Maintaining a Health Diary
Ideally, every Senior Citizen should have a health diary containing relevant data and instructions and space for marking when the medicines have been consumed. More than the rest, they are likely to be forgetful, which can lead to serious consequences as a result either of not taking the medicines or overdosing.
Making Healthcare Affordable
Regarding the cost of medicines, one unpleasant reality in our country is that the same formulation or molecule is marketed by different companies at varying rates. To give only a few examples, Amlodepine 5mg, commonly prescribed for hypertension, varies in cost from Rs 9.14 to Rs 77 for a strip of 10 tablets. Atorvastatin 10mg, for lowering lipids, ranges in cost from Rs 30 to Rs 80.52 for 10 tablets. Therefore, it is necessary for those dealing with limited-income populations, to use their discretion in prescribing effective but lower priced medicines. The medico-social worker can also explain what the really essential medicines are, that have to be taken mandatorily and which may be omitted if there is a cash crunch. For instance, there may be no harm if some vitamins, antacids or sedatives are missed for a few days while the anti-hypertension, anti-diabetic drug or antibiotic should be taken in the correct dose.
Many essential drugs are being sold at subsidised rates by a Govt order, but there is need for more. Pharma companies could give rebates to economically weaker seniors on production of ID cards, and they could reimburse the chemist. Similar subsidies are required for hearing aids, spectacles, and other appliances specially for these seniors.
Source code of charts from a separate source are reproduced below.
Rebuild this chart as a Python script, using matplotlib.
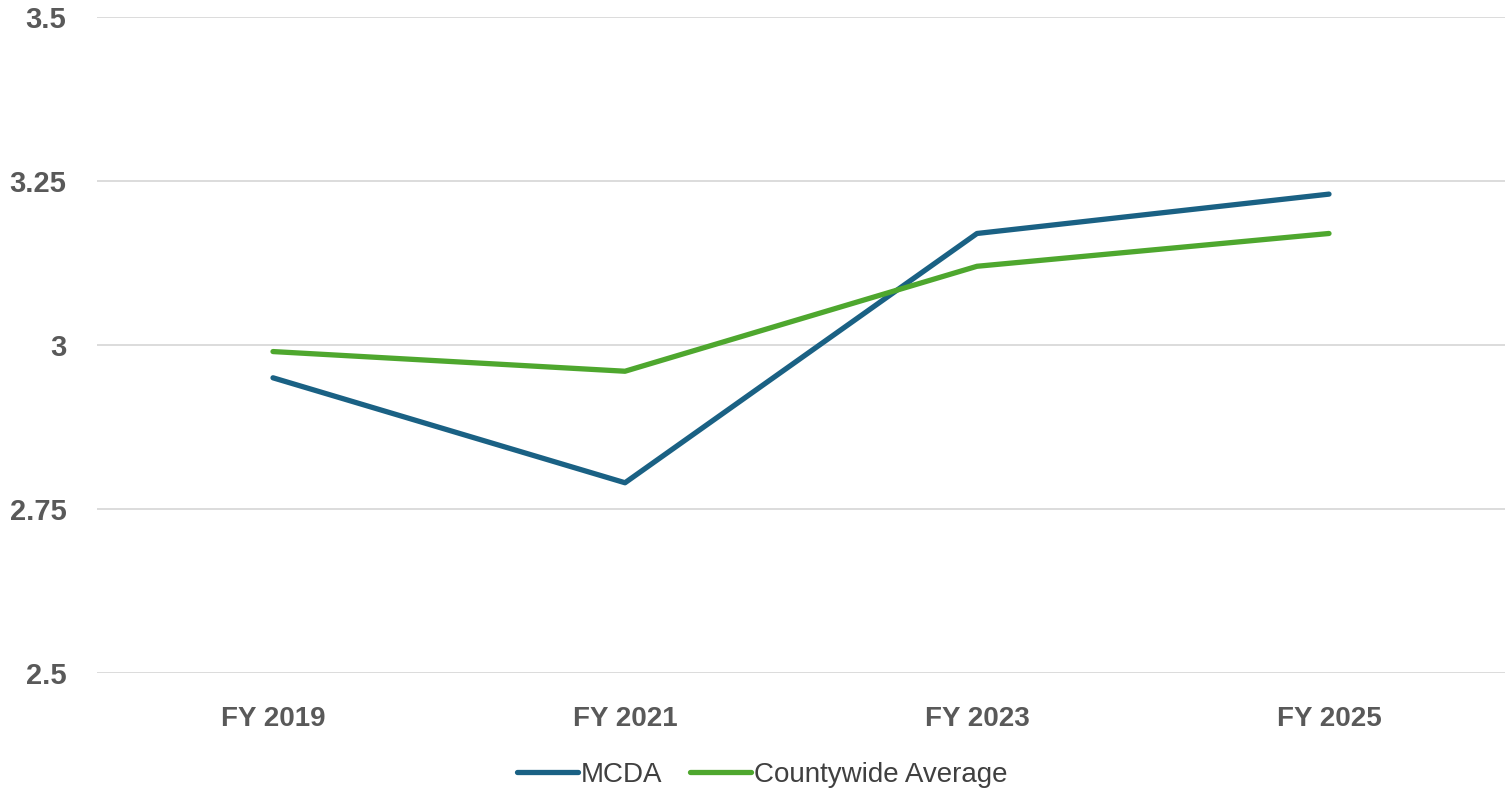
import matplotlib
matplotlib.use('Agg')
import matplotlib.pyplot as plt

years=['FY 2019','FY 2021','FY 2023','FY 2025']
mcda=[2.95,2.79,3.17,3.23]
county=[2.99,2.96,3.12,3.17]
yticks=[2.5,2.75,3,3.25,3.5]
yticklabels=['2.5','2.75','3','3.25','3.5']

plt.rcParams['font.family']=['Liberation Sans','DejaVu Sans']
fig=plt.figure(figsize=(15.05,7.93),dpi=100)
ax=fig.add_axes([97/1505,1-673/793,1-97/1505,(673-17)/793])
x=list(range(len(years)))
ax.plot(x,mcda,color='#1a6184',lw=3.8,solid_capstyle='round',solid_joinstyle='round',label='MCDA',zorder=3)
ax.plot(x,county,color='#4ea72e',lw=3.8,solid_capstyle='round',solid_joinstyle='round',label='Countywide Average',zorder=3)
ax.set_xlim(-0.5,3.5)
ax.set_ylim(2.5,3.5)
ax.set_yticks(yticks)
ax.set_yticklabels(yticklabels,fontsize=21,fontweight='bold',color='#595959')
ax.set_xticks(x)
ax.set_xticklabels(years,fontsize=20,fontweight='bold',color='#595959')
ax.tick_params(axis='both',length=0)
ax.tick_params(axis='y',pad=22)
ax.tick_params(axis='x',pad=24)
ax.grid(axis='y',color='#d9d9d9',lw=1.3)
ax.set_axisbelow(True)
for s in ax.spines.values():
    s.set_visible(False)
leg=fig.legend(loc='center',bbox_to_anchor=(762/1505,1-775/793),ncol=2,frameon=False,
               fontsize=20,handlelength=2.2,handletextpad=0.1,columnspacing=1.0)
for t in leg.get_texts():
    t.set_color('#404040')
fig.savefig('out.png',dpi=100)
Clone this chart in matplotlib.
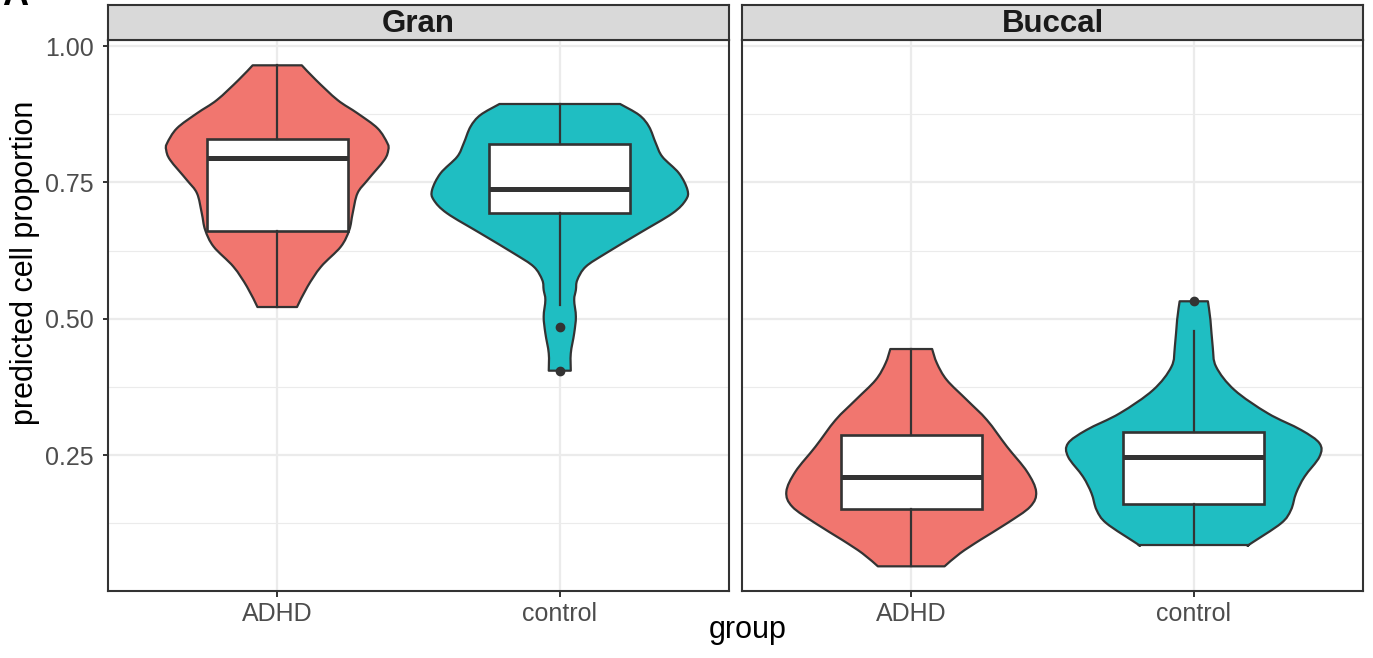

At the end of the day, we have to realise that improving the health status of Senior Citizens, optimising healthcare infrastructure and bringing down the cost of medicines and appliances will require concerted efforts from various agencies. It has to be remembered that due to the pressure of numbers, our facilities are already stretched beyond capacity. It would be useful to tap the alternative systems of medicine also when dealing with chronic illnesses like arthritis to which many seniors are prone.